Now, both on and off the ice, I have been called a lot of things in my day, but never a wife. If I could be someone’s wife, I would definitely be Laura’s.
 
Altogether, being wed to a view in this business can be as dangerous as being single minded. Being wed to a flexible, multi-factor, and multi-duration investment process is something I may forever wear as a badge of honor that some men in this business will love to hate. I’m cool with that though – I don’t foresee seeking the love of another man.
 
Let’s end this diatribe with what players in this game really feel. They hate being wrong. They love being right. For me, I have been happily wed to the bearish view since I put it on the tape on April 16th. Let’s get back to the positive messaging I am working hard on this week – winning and the love:
 
1.      Unemployment – yesterday’s jobless claims number was an absolute bomb. As my teammate Allison Kaptur summarized yesterday, initial jobless claims rose 12k last week to 500k, the highest level since November 2009. Consensus had called for a small decline.  Rolling claims rose 8k to 482.5k, also the highest level since last November.  We have been looking for the range of 375-400k as the maximum level for unemployment to fall meaningfully, but with claims moving the wrong direction, the spectre of rising unemployment looms.

 

2.      US Economic Growth – JP Morgan joined Goldman Sachs yesterday as the latest sell-side firm to cut their GDP estimates for the back half of 2011 closer to ours. As a reminder to all of those who are wedded to the bullish case that “earnings are good and US growth is good”, there is a very high likelihood that US GDP growth comes in at or below the Hedgeye estimate (established via my love letter dated July 1, 2010) of +1.7% for Q3.

 

3.      US Housing Double Dip – we fully realize that our current 2011 US GDP estimate of +1.7% doesn’t equate to what newsy pundits call a “double dip.” To be clear, we are calling for a significant sequential slowdown in US GDP growth over the course of the next 3-6 months and an acturial “double dip” in US Housing prices over the course of the next 6-12 months (our Q3 Macro Theme call for Housing Headwinds lays out the case for US Home Prices in the Case-Shiller series to drop -15-20% from the cycle-highs that are being established here in Q3).

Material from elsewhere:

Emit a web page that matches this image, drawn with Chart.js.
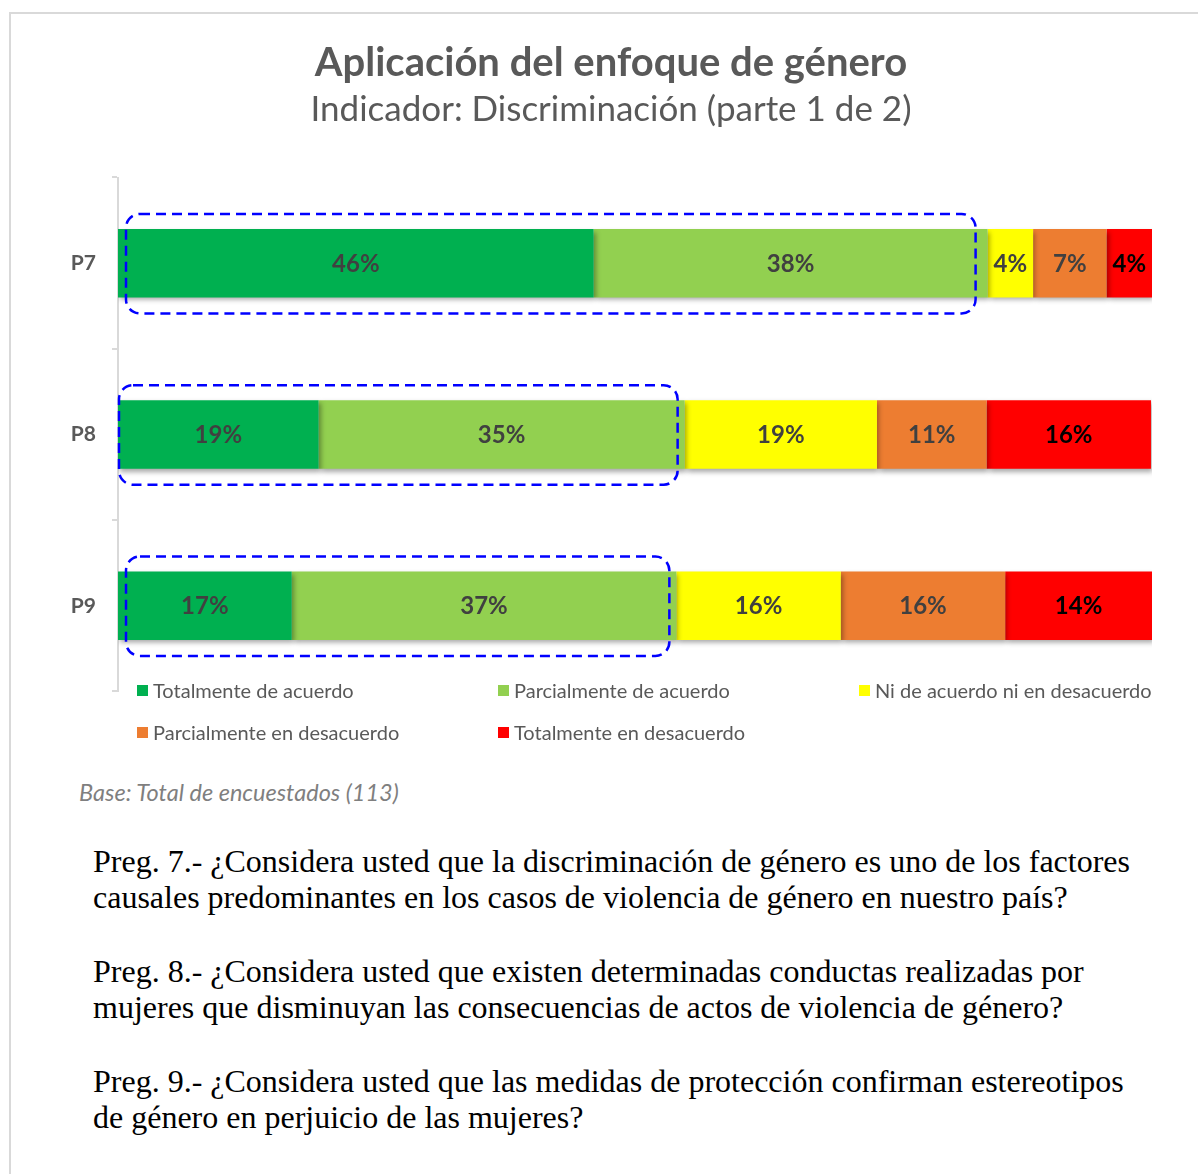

Now what would my lover’s hour of watching the US futures trade lower again this morning be without giving my bullish friends both a line and a catalyst?

 

1.      The Line – the next line of immediate term TRADE support for the SP500 is 1058. Below that, the gravitational forces of chaos theory don’t signal any significant support for the SP500 until 1041. That line would register as a 3 standard-deviation move in our immediate term model and a very good spot to be covering shorts, buying some longs, and loving happy hour thereafter.

 

2.      The Catalyst – the next catalyst is starring us right in the eye on August 24th when the next bomb is dropped on the bulls barns via Twitter, Facebook, and email in the form of the US Existing Home Sales report.

 

As Oscar Wilde said, “the world has grown suspicious of anything that looks like a happily married life.” But the investment world as the Fiat Republic knows it is ending.

 

‘Tis Lover’s Hour in New Haven, CT. Stay transparent, my friends.